WORK INSTRUCTIONS: Will you repeat only the lines from the one with "Rebuild this chart" through the one with "const neerTicks = [-1.2, -1, -0.8, -0.6, -0.4, -0.2, 0]", both included, leaving every picture out?

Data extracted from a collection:

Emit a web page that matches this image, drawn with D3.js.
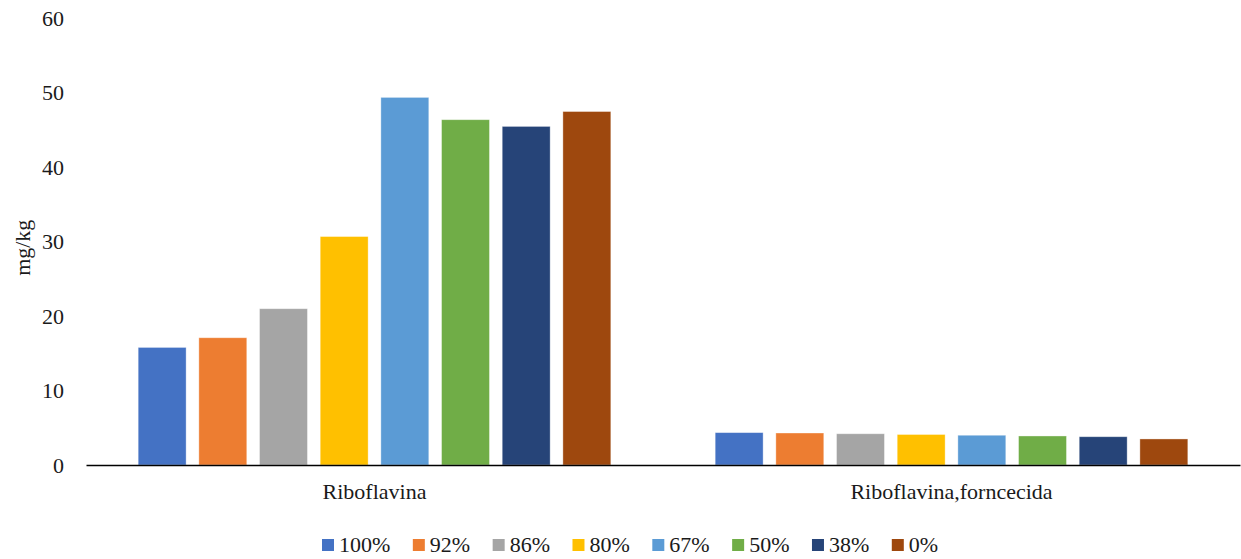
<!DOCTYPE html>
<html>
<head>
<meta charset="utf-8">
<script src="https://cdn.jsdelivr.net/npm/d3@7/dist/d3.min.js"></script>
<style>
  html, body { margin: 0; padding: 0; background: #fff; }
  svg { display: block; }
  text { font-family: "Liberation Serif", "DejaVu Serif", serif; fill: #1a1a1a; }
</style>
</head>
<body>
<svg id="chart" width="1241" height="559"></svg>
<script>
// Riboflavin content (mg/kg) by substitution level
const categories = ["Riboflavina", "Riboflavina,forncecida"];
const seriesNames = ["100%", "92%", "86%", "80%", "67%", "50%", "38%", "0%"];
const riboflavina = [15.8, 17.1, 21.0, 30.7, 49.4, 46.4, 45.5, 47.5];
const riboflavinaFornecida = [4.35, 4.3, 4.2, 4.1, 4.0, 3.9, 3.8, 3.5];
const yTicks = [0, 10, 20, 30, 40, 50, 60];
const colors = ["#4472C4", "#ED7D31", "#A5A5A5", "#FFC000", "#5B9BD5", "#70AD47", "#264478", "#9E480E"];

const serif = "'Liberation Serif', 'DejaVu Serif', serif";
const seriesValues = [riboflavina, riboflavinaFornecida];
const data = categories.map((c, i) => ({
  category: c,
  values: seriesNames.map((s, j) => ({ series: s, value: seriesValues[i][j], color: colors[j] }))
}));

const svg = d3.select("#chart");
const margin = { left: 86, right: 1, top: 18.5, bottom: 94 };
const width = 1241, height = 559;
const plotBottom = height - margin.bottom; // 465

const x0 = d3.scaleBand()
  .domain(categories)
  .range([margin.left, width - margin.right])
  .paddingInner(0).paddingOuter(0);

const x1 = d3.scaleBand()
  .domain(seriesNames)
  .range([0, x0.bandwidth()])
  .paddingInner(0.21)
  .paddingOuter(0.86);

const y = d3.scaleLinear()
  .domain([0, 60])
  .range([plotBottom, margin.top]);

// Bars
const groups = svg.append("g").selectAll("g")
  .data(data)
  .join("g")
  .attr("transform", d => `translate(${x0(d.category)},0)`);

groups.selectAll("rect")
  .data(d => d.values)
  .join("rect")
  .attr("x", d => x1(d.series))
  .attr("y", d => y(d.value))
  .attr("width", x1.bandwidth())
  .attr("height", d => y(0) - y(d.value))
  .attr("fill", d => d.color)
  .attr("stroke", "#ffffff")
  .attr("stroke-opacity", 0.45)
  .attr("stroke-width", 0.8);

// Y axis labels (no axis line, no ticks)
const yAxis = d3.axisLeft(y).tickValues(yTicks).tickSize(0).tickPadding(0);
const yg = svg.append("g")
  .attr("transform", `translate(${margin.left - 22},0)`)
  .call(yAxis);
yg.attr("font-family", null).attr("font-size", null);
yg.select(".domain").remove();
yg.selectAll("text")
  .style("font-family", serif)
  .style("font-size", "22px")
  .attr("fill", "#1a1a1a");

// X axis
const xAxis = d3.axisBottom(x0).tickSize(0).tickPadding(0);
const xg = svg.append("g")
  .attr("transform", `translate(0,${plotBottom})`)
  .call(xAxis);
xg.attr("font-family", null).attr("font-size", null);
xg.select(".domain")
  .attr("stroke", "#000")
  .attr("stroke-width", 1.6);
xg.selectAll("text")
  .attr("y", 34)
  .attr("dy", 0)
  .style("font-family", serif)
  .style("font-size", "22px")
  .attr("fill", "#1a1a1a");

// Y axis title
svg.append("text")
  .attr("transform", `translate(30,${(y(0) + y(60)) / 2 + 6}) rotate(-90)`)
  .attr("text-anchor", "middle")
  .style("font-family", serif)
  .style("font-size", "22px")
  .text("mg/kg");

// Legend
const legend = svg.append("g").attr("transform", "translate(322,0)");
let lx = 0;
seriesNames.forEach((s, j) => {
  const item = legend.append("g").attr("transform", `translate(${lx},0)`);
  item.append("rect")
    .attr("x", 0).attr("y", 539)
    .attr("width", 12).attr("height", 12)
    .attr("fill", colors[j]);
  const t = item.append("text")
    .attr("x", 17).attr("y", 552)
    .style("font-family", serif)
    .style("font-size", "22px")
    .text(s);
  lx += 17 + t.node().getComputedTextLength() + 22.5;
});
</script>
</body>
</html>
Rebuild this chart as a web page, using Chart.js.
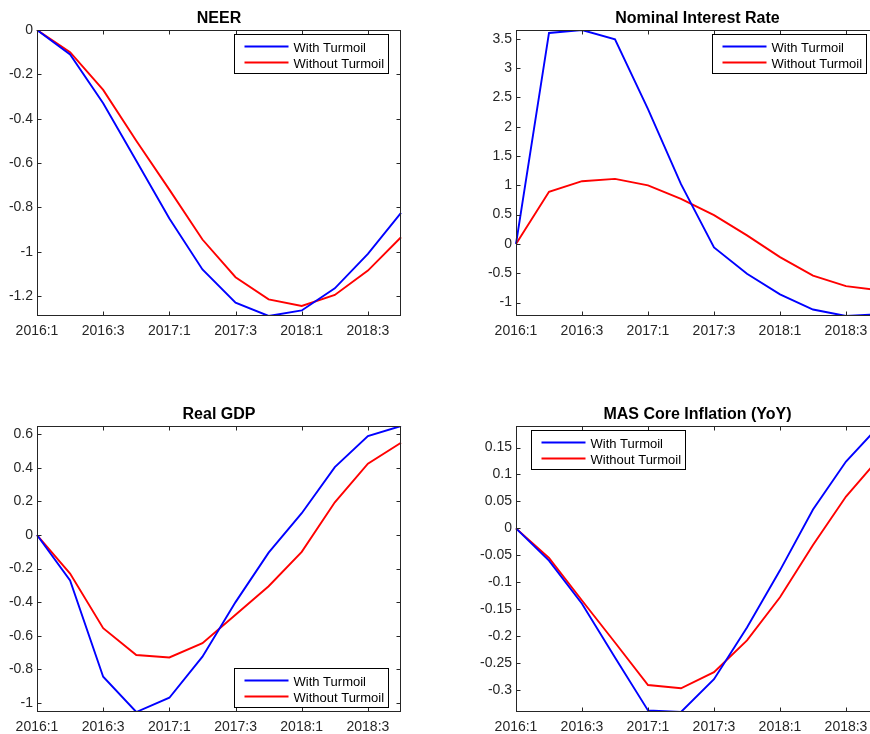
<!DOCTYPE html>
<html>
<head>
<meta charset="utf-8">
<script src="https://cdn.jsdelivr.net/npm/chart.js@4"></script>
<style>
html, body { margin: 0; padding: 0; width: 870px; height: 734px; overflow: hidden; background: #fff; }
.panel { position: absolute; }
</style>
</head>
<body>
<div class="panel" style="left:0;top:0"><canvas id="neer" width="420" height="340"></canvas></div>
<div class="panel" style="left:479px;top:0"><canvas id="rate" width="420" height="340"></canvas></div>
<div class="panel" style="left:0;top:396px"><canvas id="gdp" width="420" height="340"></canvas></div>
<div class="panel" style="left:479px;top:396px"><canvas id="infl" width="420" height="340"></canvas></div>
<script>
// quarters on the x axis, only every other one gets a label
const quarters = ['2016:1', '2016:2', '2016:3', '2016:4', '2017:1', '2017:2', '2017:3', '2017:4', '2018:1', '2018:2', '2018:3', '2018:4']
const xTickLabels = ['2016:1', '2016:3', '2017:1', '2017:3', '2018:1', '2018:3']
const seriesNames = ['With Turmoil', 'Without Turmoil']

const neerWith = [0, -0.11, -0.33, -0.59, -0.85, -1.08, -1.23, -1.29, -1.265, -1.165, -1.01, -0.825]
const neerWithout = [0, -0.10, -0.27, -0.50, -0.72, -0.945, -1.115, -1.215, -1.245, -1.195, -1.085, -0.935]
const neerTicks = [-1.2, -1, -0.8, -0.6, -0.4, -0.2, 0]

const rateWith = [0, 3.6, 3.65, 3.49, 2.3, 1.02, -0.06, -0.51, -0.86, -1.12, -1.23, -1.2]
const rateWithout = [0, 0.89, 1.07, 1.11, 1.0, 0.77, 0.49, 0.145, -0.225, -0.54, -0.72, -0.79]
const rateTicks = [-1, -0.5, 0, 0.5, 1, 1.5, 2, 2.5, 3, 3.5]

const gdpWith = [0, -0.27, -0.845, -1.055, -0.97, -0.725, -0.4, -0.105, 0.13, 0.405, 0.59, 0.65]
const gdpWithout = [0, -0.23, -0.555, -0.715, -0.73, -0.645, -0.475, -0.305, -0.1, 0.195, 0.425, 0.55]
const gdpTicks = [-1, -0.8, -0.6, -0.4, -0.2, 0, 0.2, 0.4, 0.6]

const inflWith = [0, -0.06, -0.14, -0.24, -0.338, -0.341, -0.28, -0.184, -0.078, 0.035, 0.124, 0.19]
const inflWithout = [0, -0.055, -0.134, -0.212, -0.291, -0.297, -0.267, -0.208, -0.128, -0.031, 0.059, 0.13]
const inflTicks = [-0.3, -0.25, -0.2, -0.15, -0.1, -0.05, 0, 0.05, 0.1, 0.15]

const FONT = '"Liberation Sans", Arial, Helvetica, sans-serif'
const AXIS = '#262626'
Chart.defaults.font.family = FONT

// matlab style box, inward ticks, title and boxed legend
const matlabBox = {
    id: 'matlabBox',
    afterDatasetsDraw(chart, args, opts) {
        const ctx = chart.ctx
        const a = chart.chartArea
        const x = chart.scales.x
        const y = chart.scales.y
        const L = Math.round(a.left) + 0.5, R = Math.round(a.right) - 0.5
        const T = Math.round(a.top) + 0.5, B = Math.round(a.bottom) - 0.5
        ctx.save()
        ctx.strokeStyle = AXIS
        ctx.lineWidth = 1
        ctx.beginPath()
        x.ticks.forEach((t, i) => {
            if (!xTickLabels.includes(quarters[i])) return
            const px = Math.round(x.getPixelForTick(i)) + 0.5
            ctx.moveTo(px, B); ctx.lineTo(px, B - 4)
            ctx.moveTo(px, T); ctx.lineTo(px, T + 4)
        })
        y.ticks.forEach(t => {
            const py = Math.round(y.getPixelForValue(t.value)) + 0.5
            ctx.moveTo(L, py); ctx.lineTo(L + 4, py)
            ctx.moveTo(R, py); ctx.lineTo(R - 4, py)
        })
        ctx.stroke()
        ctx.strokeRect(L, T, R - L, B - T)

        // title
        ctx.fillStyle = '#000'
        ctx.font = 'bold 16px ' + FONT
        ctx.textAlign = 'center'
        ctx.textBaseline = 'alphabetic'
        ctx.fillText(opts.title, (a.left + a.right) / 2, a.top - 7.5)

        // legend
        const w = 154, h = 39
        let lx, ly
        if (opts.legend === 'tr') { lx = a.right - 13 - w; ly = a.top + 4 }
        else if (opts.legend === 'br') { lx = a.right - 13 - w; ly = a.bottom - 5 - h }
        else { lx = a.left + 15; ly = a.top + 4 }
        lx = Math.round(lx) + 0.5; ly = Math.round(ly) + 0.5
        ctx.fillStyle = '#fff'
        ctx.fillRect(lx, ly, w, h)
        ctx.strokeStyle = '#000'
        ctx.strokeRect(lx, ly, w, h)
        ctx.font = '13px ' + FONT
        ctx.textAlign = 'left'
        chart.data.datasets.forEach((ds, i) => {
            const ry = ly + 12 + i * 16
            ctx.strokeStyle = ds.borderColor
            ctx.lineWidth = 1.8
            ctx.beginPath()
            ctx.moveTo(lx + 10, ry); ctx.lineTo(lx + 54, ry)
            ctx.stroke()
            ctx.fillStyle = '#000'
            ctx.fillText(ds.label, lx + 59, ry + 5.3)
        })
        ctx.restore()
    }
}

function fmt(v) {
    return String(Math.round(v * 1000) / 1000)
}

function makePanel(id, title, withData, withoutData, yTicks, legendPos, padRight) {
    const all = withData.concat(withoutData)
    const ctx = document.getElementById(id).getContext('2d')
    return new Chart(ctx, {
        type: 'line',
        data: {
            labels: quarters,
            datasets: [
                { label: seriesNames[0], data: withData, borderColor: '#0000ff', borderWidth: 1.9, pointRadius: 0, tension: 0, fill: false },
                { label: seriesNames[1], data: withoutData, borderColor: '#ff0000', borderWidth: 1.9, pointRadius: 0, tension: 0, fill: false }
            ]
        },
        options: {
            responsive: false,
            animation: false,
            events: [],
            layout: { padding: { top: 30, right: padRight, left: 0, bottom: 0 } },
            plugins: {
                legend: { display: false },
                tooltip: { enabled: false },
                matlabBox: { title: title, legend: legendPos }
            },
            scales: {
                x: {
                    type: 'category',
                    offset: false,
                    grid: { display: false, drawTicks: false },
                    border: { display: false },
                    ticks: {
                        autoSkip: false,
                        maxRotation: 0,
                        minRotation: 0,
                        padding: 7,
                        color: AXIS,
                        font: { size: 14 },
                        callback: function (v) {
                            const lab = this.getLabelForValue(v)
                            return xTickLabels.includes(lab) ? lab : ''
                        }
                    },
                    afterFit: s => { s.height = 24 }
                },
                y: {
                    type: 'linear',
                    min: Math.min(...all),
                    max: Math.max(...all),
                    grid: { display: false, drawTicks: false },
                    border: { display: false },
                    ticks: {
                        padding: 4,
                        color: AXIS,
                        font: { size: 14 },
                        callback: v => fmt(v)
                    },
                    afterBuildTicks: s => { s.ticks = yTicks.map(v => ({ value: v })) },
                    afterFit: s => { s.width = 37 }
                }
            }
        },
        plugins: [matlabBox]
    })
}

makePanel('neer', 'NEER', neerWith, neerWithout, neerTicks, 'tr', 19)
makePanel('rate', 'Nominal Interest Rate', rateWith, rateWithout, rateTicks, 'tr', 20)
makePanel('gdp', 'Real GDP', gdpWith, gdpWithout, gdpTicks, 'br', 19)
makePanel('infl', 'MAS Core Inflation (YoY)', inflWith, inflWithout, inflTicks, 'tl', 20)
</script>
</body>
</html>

RESULT OF THIS TASK:
Rebuild this chart as a web page, using Chart.js.
<!DOCTYPE html>
<html>
<head>
<meta charset="utf-8">
<script src="https://cdn.jsdelivr.net/npm/chart.js@4"></script>
<style>
html, body { margin: 0; padding: 0; width: 870px; height: 734px; overflow: hidden; background: #fff; }
.panel { position: absolute; }
</style>
</head>
<body>
<div class="panel" style="left:0;top:0"><canvas id="neer" width="420" height="340"></canvas></div>
<div class="panel" style="left:479px;top:0"><canvas id="rate" width="420" height="340"></canvas></div>
<div class="panel" style="left:0;top:396px"><canvas id="gdp" width="420" height="340"></canvas></div>
<div class="panel" style="left:479px;top:396px"><canvas id="infl" width="420" height="340"></canvas></div>
<script>
// quarters on the x axis, only every other one gets a label
const quarters = ['2016:1', '2016:2', '2016:3', '2016:4', '2017:1', '2017:2', '2017:3', '2017:4', '2018:1', '2018:2', '2018:3', '2018:4']
const xTickLabels = ['2016:1', '2016:3', '2017:1', '2017:3', '2018:1', '2018:3']
const seriesNames = ['With Turmoil', 'Without Turmoil']

const neerWith = [0, -0.11, -0.33, -0.59, -0.85, -1.08, -1.23, -1.29, -1.265, -1.165, -1.01, -0.825]
const neerWithout = [0, -0.10, -0.27, -0.50, -0.72, -0.945, -1.115, -1.215, -1.245, -1.195, -1.085, -0.935]
const neerTicks = [-1.2, -1, -0.8, -0.6, -0.4, -0.2, 0]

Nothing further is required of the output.